* Raw records
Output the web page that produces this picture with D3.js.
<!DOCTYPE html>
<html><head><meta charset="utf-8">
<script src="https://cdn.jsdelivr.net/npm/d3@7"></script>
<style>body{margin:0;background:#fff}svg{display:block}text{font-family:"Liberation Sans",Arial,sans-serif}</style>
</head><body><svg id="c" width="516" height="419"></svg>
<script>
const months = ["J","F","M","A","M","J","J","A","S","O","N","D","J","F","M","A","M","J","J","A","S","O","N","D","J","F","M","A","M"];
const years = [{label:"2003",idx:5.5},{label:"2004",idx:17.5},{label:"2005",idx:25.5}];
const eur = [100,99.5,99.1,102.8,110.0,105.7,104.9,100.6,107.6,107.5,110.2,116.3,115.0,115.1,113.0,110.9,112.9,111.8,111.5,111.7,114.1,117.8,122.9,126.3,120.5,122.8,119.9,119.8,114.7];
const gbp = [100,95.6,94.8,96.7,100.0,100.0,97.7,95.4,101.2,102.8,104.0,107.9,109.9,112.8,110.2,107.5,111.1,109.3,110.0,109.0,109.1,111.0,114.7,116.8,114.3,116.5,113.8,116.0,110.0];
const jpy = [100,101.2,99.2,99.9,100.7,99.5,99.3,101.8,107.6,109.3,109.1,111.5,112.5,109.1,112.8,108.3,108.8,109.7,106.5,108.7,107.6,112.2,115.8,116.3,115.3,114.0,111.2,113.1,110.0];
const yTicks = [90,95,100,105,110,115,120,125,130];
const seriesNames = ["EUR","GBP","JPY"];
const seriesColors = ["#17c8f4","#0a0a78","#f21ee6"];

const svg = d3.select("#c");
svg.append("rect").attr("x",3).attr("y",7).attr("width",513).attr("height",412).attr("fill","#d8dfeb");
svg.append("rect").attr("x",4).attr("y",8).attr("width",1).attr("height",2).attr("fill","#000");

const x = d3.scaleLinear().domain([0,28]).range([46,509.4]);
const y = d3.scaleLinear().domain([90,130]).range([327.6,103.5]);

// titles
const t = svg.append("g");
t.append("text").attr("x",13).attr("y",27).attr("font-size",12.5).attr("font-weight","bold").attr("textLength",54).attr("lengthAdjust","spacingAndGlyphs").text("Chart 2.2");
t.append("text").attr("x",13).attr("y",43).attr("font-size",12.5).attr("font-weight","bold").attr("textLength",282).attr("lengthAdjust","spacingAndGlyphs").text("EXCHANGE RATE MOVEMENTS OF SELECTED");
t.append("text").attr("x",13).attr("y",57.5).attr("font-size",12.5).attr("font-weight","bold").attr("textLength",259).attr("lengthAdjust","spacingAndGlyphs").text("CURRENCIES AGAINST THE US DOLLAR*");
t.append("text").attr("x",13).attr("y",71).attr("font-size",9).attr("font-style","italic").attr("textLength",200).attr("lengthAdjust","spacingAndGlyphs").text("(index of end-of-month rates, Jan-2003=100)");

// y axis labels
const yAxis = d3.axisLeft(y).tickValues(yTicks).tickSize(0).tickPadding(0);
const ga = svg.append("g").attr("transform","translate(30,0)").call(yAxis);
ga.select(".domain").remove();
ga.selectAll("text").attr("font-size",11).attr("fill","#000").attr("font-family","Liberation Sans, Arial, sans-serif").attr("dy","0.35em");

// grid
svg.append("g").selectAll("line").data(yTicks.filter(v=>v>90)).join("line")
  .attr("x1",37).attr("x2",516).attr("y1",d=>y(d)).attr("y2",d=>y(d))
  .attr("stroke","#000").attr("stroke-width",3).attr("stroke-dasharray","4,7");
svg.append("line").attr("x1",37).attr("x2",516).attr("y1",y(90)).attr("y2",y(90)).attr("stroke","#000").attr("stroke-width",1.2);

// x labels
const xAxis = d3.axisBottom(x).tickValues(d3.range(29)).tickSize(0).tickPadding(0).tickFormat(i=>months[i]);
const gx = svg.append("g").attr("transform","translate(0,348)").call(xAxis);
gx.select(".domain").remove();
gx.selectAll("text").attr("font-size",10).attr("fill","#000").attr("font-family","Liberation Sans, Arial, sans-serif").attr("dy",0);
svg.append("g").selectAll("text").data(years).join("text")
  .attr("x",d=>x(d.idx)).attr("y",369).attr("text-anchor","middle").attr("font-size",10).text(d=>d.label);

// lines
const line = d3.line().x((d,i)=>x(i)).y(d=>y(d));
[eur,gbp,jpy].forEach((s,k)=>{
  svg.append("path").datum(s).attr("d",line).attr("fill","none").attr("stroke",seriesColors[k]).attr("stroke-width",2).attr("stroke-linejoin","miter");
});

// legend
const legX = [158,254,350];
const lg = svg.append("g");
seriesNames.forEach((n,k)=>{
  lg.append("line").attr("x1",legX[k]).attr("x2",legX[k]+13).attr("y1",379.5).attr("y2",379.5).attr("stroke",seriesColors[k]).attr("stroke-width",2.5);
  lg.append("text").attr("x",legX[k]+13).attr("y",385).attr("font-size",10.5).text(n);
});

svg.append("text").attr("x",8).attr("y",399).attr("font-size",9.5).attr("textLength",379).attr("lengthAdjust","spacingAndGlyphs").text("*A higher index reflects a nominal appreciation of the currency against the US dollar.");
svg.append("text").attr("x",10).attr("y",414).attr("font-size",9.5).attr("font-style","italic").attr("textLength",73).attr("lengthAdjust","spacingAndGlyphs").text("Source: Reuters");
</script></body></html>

* * *

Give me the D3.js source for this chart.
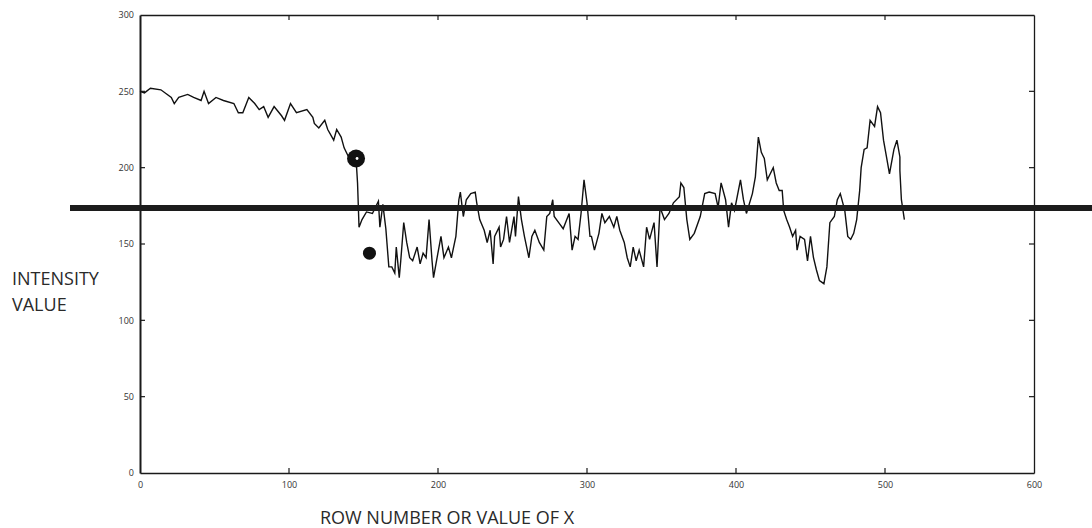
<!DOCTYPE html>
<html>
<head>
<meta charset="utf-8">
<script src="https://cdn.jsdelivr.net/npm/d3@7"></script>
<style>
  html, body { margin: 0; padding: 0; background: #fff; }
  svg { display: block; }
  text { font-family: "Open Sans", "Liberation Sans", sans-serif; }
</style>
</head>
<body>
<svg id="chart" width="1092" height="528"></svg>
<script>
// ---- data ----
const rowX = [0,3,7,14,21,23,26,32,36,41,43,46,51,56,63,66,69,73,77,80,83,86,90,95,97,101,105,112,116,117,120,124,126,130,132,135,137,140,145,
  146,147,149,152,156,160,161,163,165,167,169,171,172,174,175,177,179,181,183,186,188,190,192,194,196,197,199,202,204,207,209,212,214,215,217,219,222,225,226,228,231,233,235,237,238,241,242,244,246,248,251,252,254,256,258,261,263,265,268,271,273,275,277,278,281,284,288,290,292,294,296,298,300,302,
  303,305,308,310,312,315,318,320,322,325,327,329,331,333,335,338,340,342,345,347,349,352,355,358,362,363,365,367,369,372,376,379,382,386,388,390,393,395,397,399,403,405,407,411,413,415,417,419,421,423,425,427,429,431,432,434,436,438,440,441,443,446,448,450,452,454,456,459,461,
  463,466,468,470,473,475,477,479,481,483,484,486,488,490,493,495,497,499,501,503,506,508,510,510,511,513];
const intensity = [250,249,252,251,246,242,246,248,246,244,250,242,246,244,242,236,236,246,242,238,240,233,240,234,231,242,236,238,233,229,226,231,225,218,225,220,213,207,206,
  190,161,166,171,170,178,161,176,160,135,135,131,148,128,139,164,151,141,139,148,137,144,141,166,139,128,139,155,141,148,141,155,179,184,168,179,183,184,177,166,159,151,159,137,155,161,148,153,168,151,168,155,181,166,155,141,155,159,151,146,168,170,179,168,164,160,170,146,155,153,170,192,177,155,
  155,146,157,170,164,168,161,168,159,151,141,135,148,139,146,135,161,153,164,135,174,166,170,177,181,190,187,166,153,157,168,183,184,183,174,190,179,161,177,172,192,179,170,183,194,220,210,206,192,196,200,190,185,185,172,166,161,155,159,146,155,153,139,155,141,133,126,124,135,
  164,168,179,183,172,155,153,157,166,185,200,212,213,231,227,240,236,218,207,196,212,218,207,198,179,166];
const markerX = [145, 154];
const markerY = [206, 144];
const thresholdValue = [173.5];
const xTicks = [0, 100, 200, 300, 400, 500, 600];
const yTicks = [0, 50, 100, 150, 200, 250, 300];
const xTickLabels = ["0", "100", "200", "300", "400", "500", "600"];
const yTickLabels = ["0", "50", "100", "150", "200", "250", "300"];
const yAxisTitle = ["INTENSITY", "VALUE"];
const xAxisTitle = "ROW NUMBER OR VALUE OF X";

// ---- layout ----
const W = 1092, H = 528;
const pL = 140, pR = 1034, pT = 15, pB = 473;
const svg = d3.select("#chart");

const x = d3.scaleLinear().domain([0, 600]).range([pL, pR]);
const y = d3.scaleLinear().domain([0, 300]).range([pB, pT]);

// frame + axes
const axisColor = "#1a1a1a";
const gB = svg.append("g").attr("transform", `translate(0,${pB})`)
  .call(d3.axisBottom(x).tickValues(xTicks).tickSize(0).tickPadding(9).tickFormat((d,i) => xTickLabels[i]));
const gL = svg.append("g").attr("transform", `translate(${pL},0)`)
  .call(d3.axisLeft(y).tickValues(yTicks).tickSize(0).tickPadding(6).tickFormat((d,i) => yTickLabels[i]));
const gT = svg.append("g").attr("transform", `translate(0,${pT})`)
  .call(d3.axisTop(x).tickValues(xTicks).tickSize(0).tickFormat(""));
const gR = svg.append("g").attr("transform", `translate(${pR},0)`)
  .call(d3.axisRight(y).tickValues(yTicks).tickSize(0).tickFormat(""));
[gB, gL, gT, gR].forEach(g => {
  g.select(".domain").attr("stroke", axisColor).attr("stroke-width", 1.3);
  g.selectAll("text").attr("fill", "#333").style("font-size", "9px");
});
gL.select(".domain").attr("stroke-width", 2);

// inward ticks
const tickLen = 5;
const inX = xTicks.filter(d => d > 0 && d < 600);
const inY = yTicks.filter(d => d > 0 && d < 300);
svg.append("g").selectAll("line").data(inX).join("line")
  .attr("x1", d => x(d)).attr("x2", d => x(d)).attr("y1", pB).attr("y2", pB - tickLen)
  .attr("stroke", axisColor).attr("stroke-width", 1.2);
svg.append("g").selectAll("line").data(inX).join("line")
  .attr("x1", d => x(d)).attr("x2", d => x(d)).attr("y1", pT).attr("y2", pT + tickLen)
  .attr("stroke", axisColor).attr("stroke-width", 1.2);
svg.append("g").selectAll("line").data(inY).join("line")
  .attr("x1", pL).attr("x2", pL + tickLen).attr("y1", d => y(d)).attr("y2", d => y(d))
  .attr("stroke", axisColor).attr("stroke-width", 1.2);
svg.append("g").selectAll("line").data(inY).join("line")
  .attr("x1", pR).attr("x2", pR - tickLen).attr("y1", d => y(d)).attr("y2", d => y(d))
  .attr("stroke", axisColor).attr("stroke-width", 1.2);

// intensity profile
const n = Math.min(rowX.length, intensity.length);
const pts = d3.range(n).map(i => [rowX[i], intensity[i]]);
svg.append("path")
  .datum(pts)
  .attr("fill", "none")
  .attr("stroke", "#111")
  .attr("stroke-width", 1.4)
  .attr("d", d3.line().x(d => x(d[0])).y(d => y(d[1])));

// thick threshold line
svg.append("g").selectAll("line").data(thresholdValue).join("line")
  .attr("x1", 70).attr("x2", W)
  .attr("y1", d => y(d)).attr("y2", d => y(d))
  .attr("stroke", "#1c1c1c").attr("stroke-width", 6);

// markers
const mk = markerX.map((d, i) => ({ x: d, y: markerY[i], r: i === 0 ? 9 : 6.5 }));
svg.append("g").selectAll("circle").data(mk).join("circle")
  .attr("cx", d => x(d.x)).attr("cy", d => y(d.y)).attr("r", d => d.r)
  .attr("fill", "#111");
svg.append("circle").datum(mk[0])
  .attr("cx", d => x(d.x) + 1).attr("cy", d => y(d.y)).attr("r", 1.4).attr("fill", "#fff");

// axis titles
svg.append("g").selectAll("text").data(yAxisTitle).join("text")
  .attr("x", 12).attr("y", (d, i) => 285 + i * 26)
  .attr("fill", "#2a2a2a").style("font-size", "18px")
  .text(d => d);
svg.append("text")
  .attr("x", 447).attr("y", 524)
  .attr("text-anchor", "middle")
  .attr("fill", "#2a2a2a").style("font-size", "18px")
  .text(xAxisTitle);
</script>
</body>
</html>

* Task description
Filter the entries down to the lines with the word "this" in them.

* Final answer
Output the web page that produces this picture with D3.js.
Give me the D3.js source for this chart.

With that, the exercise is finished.